Description of the task: Print, word for word, the opening line of the data below and every line after it through the line that contains "(spine) at (253,0);", but not the pictures.

Given material:
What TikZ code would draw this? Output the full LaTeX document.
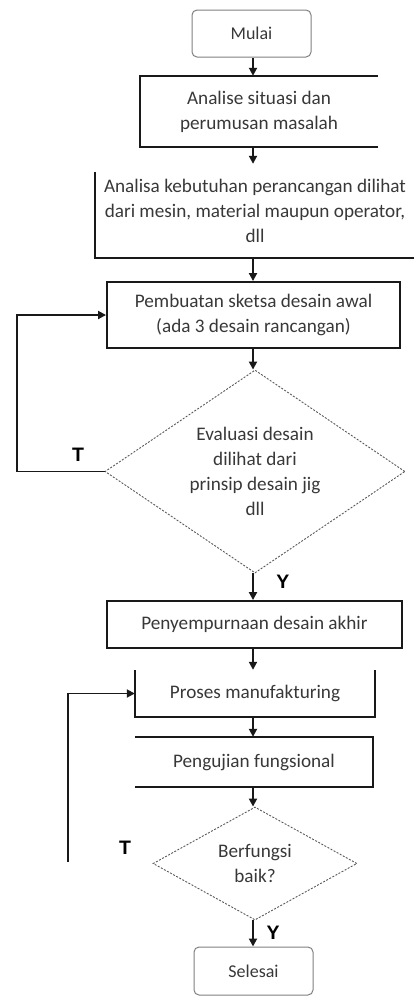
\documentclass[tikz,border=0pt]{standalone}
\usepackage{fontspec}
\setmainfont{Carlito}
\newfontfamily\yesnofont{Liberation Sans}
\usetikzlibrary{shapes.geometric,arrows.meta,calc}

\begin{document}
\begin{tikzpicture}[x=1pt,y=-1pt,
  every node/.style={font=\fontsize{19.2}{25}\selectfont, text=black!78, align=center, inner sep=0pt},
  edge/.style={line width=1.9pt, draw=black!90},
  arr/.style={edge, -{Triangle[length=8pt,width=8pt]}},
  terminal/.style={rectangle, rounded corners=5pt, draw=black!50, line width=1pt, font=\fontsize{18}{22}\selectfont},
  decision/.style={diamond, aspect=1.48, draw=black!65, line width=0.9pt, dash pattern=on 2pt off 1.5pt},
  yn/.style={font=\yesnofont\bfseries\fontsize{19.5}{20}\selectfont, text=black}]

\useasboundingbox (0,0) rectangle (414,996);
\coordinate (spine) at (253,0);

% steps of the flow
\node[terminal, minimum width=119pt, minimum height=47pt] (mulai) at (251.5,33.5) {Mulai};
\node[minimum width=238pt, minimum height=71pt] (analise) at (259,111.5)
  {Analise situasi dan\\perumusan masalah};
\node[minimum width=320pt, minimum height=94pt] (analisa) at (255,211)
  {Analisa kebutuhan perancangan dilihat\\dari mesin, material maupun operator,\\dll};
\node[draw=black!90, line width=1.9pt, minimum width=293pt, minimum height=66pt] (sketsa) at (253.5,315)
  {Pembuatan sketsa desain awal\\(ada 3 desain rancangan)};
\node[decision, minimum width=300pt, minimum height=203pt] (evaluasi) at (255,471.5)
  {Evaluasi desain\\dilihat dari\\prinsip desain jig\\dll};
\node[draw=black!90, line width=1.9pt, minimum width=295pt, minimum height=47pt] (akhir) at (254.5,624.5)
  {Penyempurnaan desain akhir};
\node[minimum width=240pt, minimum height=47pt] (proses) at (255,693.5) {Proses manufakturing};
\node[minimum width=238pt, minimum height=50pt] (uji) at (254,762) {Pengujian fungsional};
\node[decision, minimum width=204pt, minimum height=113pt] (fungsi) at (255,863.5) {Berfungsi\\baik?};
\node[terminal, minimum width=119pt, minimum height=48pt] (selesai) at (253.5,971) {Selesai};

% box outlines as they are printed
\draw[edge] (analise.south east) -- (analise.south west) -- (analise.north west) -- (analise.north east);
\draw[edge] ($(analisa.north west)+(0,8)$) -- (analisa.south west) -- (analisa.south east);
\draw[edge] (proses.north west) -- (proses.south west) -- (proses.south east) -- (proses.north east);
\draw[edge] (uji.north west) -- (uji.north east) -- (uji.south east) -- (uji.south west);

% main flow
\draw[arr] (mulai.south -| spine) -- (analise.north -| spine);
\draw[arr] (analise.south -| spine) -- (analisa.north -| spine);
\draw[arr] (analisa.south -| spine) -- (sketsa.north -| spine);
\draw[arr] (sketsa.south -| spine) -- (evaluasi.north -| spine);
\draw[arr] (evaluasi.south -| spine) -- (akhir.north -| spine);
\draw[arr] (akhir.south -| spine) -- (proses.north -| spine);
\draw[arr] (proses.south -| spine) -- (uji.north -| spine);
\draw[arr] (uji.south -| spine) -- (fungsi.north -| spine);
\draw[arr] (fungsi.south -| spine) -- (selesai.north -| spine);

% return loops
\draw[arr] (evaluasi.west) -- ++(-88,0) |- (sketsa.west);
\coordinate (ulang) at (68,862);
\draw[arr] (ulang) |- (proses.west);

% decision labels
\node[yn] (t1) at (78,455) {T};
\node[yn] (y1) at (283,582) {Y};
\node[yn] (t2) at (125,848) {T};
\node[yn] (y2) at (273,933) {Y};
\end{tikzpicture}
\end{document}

Right answer:
What TikZ code would draw this? Output the full LaTeX document.
\documentclass[tikz,border=0pt]{standalone}
\usepackage{fontspec}
\setmainfont{Carlito}
\newfontfamily\yesnofont{Liberation Sans}
\usetikzlibrary{shapes.geometric,arrows.meta,calc}

\begin{document}
\begin{tikzpicture}[x=1pt,y=-1pt,
  every node/.style={font=\fontsize{19.2}{25}\selectfont, text=black!78, align=center, inner sep=0pt},
  edge/.style={line width=1.9pt, draw=black!90},
  arr/.style={edge, -{Triangle[length=8pt,width=8pt]}},
  terminal/.style={rectangle, rounded corners=5pt, draw=black!50, line width=1pt, font=\fontsize{18}{22}\selectfont},
  decision/.style={diamond, aspect=1.48, draw=black!65, line width=0.9pt, dash pattern=on 2pt off 1.5pt},
  yn/.style={font=\yesnofont\bfseries\fontsize{19.5}{20}\selectfont, text=black}]

\useasboundingbox (0,0) rectangle (414,996);
\coordinate (spine) at (253,0);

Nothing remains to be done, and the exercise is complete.